THE PROBLEM
Output every line below exactly.
### DATA EXTRACT
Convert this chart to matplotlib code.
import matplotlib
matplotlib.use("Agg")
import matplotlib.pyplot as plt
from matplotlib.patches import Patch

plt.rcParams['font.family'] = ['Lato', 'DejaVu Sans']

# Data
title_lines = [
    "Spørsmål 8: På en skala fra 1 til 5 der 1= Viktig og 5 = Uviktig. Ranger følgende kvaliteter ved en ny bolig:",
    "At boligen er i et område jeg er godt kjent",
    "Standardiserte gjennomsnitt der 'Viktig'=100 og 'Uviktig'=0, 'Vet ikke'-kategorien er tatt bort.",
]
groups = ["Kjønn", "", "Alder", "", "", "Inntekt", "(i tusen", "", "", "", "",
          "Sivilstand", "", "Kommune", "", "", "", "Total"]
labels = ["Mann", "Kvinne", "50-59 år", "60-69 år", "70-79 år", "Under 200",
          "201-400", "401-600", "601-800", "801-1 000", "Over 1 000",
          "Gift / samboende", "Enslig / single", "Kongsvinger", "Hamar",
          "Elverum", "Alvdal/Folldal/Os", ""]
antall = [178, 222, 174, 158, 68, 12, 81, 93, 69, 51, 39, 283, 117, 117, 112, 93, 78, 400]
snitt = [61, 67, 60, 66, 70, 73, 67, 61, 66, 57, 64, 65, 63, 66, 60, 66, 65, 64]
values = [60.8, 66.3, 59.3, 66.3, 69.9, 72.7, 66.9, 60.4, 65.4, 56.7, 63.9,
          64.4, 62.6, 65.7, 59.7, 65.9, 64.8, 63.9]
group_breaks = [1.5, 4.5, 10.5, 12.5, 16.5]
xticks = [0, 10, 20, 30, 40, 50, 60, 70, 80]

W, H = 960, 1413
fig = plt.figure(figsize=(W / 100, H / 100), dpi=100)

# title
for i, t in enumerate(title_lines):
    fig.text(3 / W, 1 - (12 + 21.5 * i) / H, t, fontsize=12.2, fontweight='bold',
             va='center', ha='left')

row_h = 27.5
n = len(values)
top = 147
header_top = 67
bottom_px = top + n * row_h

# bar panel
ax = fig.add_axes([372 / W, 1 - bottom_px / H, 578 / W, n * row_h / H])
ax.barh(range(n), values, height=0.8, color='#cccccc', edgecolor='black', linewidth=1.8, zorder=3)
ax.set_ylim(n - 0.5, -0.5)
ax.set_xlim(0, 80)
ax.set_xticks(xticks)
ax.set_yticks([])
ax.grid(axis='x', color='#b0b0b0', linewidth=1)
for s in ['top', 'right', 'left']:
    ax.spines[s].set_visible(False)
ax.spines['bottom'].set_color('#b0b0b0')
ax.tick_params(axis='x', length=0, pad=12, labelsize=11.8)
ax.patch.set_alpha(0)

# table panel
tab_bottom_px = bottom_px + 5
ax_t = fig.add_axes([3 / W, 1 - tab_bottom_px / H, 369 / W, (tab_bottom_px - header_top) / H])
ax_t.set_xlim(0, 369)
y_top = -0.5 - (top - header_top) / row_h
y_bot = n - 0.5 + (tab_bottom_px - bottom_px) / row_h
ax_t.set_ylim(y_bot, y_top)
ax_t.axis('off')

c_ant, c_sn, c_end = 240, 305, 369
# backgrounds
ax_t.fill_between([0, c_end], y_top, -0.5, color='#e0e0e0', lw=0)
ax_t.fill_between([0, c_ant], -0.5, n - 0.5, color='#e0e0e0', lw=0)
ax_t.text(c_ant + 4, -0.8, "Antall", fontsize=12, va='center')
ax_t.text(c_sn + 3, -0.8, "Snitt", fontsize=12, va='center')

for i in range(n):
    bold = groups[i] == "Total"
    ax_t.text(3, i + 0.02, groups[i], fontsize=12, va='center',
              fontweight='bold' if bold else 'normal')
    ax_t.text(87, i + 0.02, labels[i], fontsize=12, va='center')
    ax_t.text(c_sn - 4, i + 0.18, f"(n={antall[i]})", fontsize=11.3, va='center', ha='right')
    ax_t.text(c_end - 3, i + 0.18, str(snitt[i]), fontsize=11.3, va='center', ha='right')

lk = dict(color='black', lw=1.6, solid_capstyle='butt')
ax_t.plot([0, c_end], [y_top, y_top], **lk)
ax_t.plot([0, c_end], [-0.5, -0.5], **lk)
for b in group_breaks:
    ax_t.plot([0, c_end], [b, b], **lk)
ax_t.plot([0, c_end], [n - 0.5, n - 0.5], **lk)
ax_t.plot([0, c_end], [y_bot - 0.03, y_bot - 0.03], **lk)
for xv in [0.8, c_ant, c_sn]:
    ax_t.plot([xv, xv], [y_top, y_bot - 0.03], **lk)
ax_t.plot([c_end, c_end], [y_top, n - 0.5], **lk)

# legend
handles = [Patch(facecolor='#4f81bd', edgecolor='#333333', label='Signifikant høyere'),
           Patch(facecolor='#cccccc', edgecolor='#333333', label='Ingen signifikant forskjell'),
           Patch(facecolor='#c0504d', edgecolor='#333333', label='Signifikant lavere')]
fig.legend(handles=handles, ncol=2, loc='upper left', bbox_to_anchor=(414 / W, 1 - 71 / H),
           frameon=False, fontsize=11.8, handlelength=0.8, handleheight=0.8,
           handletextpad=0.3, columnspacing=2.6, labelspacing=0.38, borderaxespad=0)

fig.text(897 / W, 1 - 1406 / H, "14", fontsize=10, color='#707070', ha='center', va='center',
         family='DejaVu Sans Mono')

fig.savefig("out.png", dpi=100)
######
OUTPUT OF THE TASK
Convert this chart to matplotlib code.
import matplotlib
matplotlib.use("Agg")
import matplotlib.pyplot as plt
from matplotlib.patches import Patch

plt.rcParams['font.family'] = ['Lato', 'DejaVu Sans']

# Data
title_lines = [
    "Spørsmål 8: På en skala fra 1 til 5 der 1= Viktig og 5 = Uviktig. Ranger følgende kvaliteter ved en ny bolig:",
    "At boligen er i et område jeg er godt kjent",
    "Standardiserte gjennomsnitt der 'Viktig'=100 og 'Uviktig'=0, 'Vet ikke'-kategorien er tatt bort.",
]
groups = ["Kjønn", "", "Alder", "", "", "Inntekt", "(i tusen", "", "", "", "",
          "Sivilstand", "", "Kommune", "", "", "", "Total"]
labels = ["Mann", "Kvinne", "50-59 år", "60-69 år", "70-79 år", "Under 200",
          "201-400", "401-600", "601-800", "801-1 000", "Over 1 000",
          "Gift / samboende", "Enslig / single", "Kongsvinger", "Hamar",
          "Elverum", "Alvdal/Folldal/Os", ""]
antall = [178, 222, 174, 158, 68, 12, 81, 93, 69, 51, 39, 283, 117, 117, 112, 93, 78, 400]
snitt = [61, 67, 60, 66, 70, 73, 67, 61, 66, 57, 64, 65, 63, 66, 60, 66, 65, 64]
values = [60.8, 66.3, 59.3, 66.3, 69.9, 72.7, 66.9, 60.4, 65.4, 56.7, 63.9,
          64.4, 62.6, 65.7, 59.7, 65.9, 64.8, 63.9]
group_breaks = [1.5, 4.5, 10.5, 12.5, 16.5]
xticks = [0, 10, 20, 30, 40, 50, 60, 70, 80]

W, H = 960, 1413
fig = plt.figure(figsize=(W / 100, H / 100), dpi=100)

# title
for i, t in enumerate(title_lines):
    fig.text(3 / W, 1 - (12 + 21.5 * i) / H, t, fontsize=12.2, fontweight='bold',
             va='center', ha='left')

row_h = 27.5
n = len(values)
top = 147
header_top = 67
bottom_px = top + n * row_h

# bar panel
ax = fig.add_axes([372 / W, 1 - bottom_px / H, 578 / W, n * row_h / H])
ax.barh(range(n), values, height=0.8, color='#cccccc', edgecolor='black', linewidth=1.8, zorder=3)
ax.set_ylim(n - 0.5, -0.5)
ax.set_xlim(0, 80)
ax.set_xticks(xticks)
ax.set_yticks([])
ax.grid(axis='x', color='#b0b0b0', linewidth=1)
for s in ['top', 'right', 'left']:
    ax.spines[s].set_visible(False)
ax.spines['bottom'].set_color('#b0b0b0')
ax.tick_params(axis='x', length=0, pad=12, labelsize=11.8)
ax.patch.set_alpha(0)

# table panel
tab_bottom_px = bottom_px + 5
ax_t = fig.add_axes([3 / W, 1 - tab_bottom_px / H, 369 / W, (tab_bottom_px - header_top) / H])
ax_t.set_xlim(0, 369)
y_top = -0.5 - (top - header_top) / row_h
y_bot = n - 0.5 + (tab_bottom_px - bottom_px) / row_h
ax_t.set_ylim(y_bot, y_top)
ax_t.axis('off')

c_ant, c_sn, c_end = 240, 305, 369
# backgrounds
ax_t.fill_between([0, c_end], y_top, -0.5, color='#e0e0e0', lw=0)
ax_t.fill_between([0, c_ant], -0.5, n - 0.5, color='#e0e0e0', lw=0)
ax_t.text(c_ant + 4, -0.8, "Antall", fontsize=12, va='center')
ax_t.text(c_sn + 3, -0.8, "Snitt", fontsize=12, va='center')

for i in range(n):
    bold = groups[i] == "Total"
    ax_t.text(3, i + 0.02, groups[i], fontsize=12, va='center',
              fontweight='bold' if bold else 'normal')
    ax_t.text(87, i + 0.02, labels[i], fontsize=12, va='center')
    ax_t.text(c_sn - 4, i + 0.18, f"(n={antall[i]})", fontsize=11.3, va='center', ha='right')
    ax_t.text(c_end - 3, i + 0.18, str(snitt[i]), fontsize=11.3, va='center', ha='right')

lk = dict(color='black', lw=1.6, solid_capstyle='butt')
ax_t.plot([0, c_end], [y_top, y_top], **lk)
ax_t.plot([0, c_end], [-0.5, -0.5], **lk)
for b in group_breaks:
    ax_t.plot([0, c_end], [b, b], **lk)
ax_t.plot([0, c_end], [n - 0.5, n - 0.5], **lk)
ax_t.plot([0, c_end], [y_bot - 0.03, y_bot - 0.03], **lk)
for xv in [0.8, c_ant, c_sn]:
    ax_t.plot([xv, xv], [y_top, y_bot - 0.03], **lk)
ax_t.plot([c_end, c_end], [y_top, n - 0.5], **lk)

# legend
handles = [Patch(facecolor='#4f81bd', edgecolor='#333333', label='Signifikant høyere'),
           Patch(facecolor='#cccccc', edgecolor='#333333', label='Ingen signifikant forskjell'),
           Patch(facecolor='#c0504d', edgecolor='#333333', label='Signifikant lavere')]
fig.legend(handles=handles, ncol=2, loc='upper left', bbox_to_anchor=(414 / W, 1 - 71 / H),
           frameon=False, fontsize=11.8, handlelength=0.8, handleheight=0.8,
           handletextpad=0.3, columnspacing=2.6, labelspacing=0.38, borderaxespad=0)

fig.text(897 / W, 1 - 1406 / H, "14", fontsize=10, color='#707070', ha='center', va='center',
         family='DejaVu Sans Mono')

fig.savefig("out.png", dpi=100)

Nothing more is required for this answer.